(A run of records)
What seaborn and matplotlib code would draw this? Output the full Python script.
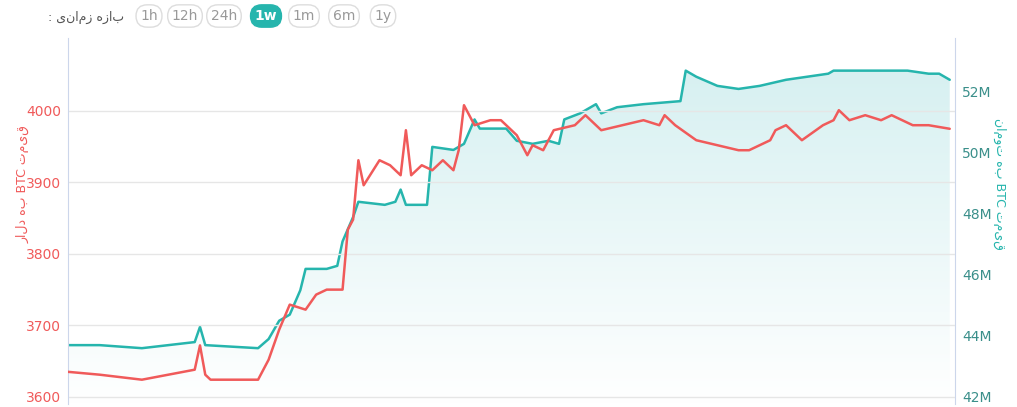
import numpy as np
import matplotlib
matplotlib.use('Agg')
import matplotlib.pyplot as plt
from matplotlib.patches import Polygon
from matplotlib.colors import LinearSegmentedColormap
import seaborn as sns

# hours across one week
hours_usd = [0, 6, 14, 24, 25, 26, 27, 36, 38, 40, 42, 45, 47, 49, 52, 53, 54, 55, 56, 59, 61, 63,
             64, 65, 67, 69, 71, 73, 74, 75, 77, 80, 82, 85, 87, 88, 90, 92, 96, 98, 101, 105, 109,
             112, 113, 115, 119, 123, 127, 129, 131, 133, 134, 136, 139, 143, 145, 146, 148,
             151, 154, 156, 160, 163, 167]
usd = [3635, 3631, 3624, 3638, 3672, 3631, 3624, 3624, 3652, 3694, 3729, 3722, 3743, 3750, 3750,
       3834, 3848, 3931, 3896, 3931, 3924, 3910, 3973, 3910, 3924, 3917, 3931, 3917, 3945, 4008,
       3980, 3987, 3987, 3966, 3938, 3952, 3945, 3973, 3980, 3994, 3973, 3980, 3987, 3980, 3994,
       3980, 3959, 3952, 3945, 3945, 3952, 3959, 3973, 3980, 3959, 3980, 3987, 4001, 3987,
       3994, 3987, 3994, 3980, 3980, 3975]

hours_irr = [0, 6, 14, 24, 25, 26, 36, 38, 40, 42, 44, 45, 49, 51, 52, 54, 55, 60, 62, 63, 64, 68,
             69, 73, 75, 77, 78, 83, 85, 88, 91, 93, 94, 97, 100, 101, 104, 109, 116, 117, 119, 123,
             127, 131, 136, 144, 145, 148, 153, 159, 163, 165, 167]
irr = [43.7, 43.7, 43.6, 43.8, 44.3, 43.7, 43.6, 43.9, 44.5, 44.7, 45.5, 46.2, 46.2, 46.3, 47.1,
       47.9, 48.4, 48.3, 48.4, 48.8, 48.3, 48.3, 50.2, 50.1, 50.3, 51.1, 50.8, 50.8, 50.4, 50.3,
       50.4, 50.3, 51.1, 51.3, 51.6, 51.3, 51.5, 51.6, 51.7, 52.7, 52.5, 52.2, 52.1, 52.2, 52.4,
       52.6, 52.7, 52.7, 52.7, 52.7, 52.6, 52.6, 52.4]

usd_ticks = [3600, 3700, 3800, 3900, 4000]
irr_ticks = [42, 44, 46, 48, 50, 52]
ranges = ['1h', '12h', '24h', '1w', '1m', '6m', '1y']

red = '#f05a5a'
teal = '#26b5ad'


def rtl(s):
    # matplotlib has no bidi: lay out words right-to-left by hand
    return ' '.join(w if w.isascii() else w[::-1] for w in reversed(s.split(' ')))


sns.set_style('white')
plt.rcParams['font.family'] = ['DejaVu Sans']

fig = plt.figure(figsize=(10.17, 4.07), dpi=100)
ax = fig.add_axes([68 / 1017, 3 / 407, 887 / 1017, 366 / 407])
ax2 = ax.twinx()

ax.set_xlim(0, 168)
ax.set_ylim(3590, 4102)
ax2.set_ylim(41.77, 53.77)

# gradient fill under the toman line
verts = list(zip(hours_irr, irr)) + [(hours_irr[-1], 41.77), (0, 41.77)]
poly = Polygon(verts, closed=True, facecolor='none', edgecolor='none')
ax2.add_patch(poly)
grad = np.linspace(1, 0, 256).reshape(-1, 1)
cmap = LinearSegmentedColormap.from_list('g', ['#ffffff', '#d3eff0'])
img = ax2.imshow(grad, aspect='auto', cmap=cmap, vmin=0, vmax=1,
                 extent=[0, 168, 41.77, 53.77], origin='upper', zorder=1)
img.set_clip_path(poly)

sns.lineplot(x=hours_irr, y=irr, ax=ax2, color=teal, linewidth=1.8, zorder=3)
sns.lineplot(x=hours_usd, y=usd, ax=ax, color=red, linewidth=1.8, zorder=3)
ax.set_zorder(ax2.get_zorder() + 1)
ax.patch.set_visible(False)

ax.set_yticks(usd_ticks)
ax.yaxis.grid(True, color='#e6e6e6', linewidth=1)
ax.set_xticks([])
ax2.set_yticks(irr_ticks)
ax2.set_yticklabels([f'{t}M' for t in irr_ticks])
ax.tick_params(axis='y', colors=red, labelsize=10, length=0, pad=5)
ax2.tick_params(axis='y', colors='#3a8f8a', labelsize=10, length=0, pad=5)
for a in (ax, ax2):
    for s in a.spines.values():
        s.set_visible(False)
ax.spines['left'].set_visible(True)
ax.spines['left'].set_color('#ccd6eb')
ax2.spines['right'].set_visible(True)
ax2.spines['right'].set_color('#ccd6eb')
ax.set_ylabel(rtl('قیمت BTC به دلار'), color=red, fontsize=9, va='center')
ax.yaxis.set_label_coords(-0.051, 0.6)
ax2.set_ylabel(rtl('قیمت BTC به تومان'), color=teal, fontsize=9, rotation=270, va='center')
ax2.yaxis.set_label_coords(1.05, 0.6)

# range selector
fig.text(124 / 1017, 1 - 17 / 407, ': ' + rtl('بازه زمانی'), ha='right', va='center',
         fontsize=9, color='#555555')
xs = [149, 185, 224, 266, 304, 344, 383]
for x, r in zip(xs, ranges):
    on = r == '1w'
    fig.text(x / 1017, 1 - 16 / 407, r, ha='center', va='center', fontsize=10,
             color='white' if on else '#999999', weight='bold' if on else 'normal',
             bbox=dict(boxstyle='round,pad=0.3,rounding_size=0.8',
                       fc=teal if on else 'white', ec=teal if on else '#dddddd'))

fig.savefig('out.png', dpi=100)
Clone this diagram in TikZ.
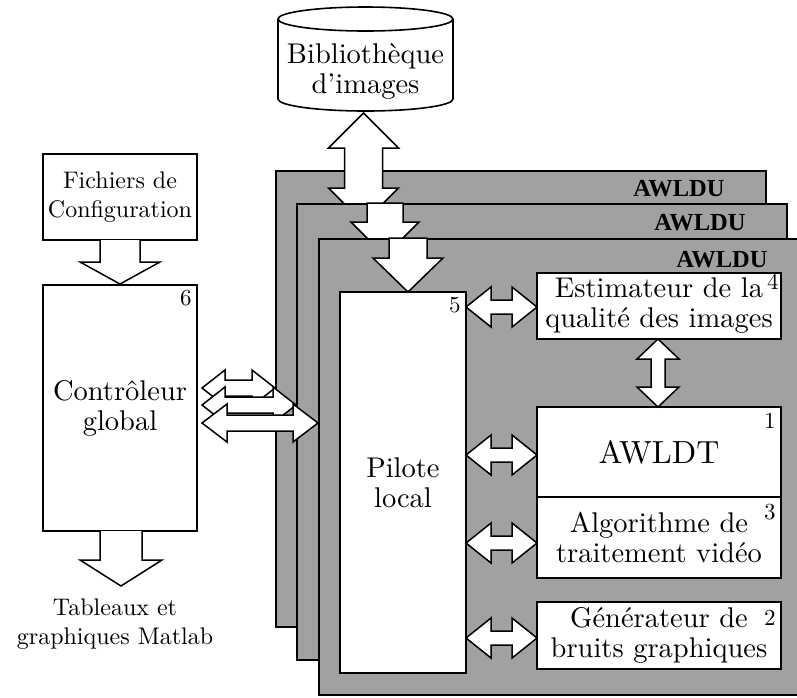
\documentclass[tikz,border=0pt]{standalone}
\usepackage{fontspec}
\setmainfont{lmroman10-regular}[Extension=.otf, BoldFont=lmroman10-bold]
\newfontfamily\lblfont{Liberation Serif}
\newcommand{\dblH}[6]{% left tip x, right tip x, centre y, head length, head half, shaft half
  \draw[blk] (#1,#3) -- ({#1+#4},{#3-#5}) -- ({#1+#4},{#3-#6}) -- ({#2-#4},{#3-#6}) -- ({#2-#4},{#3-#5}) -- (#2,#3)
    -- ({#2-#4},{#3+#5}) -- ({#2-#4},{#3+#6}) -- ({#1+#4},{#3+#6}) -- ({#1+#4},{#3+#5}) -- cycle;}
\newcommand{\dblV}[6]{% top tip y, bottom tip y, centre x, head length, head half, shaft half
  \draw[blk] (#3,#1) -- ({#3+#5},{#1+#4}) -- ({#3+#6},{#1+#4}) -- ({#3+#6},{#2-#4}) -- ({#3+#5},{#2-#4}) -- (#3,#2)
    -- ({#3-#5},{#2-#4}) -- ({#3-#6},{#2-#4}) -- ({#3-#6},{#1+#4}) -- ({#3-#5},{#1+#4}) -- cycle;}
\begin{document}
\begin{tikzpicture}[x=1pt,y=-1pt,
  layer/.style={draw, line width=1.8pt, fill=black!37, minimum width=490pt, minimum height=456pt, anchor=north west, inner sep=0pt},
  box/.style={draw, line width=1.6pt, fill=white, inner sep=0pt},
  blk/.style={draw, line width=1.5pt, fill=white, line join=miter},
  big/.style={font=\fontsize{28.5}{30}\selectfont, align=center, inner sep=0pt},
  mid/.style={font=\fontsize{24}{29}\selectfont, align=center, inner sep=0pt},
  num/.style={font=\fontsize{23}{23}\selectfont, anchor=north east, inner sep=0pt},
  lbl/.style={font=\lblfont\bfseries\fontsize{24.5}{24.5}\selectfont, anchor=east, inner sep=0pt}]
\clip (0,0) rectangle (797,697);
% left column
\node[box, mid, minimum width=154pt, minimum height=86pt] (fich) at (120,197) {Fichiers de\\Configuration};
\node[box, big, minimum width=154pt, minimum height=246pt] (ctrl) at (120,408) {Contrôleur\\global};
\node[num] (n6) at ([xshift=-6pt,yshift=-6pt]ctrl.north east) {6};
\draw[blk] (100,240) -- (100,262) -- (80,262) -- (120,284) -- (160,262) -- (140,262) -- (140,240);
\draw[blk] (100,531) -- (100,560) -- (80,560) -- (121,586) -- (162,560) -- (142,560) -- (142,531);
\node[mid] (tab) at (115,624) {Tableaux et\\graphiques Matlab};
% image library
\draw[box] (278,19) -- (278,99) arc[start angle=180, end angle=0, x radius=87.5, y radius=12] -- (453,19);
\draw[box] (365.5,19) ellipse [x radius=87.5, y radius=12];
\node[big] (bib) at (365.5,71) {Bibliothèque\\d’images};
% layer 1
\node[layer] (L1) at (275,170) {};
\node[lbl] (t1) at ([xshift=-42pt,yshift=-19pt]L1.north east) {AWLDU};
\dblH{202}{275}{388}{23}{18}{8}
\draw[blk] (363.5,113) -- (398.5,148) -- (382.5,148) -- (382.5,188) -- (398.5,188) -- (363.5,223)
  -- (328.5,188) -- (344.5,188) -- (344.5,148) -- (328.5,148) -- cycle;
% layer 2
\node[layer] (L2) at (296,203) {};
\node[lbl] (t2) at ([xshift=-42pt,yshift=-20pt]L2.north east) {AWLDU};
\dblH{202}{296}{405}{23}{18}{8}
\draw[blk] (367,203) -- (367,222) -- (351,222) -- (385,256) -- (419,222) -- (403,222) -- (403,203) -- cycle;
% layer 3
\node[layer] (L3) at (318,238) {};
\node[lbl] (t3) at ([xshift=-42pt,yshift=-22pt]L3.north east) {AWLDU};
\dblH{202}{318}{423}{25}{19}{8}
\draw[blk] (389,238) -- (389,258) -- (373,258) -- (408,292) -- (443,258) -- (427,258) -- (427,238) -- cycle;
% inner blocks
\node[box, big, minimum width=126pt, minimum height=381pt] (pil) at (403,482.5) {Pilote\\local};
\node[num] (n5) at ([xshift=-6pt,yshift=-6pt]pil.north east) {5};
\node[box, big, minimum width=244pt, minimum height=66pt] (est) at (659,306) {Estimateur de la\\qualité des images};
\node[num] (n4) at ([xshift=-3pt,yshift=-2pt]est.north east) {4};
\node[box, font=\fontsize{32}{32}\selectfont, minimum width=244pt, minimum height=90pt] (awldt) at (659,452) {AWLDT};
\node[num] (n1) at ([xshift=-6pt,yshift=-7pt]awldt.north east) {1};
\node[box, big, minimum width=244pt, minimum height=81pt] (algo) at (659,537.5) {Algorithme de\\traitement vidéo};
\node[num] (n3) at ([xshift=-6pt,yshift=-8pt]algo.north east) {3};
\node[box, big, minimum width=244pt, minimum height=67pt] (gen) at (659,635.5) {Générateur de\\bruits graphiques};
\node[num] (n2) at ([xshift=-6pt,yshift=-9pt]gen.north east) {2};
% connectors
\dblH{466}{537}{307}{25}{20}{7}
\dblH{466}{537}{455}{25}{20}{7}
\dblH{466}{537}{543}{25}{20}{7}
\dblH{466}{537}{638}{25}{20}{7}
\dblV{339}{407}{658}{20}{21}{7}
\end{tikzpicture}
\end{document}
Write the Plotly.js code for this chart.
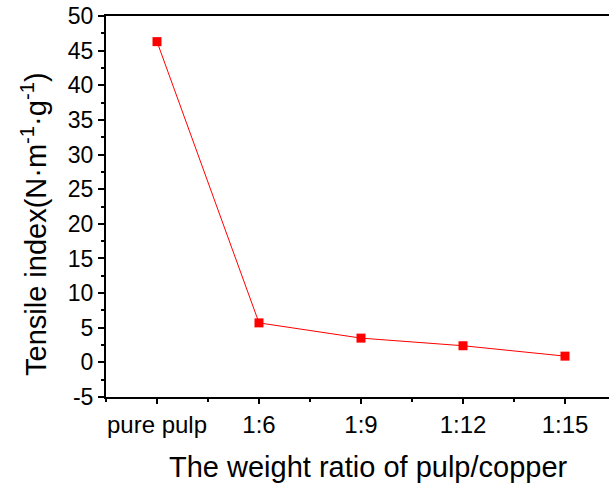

* [Task description]:
From the first line above to the line containing "import seaborn as sns", repeat each line exactly. Pictures stay out.

* [The completed task]:
What seaborn and matplotlib code would draw this? Output the full Python script.
import numpy as np
import matplotlib
matplotlib.use('Agg')
import matplotlib.pyplot as plt
from matplotlib.patches import Polygon
from matplotlib.colors import LinearSegmentedColormap
import seaborn as sns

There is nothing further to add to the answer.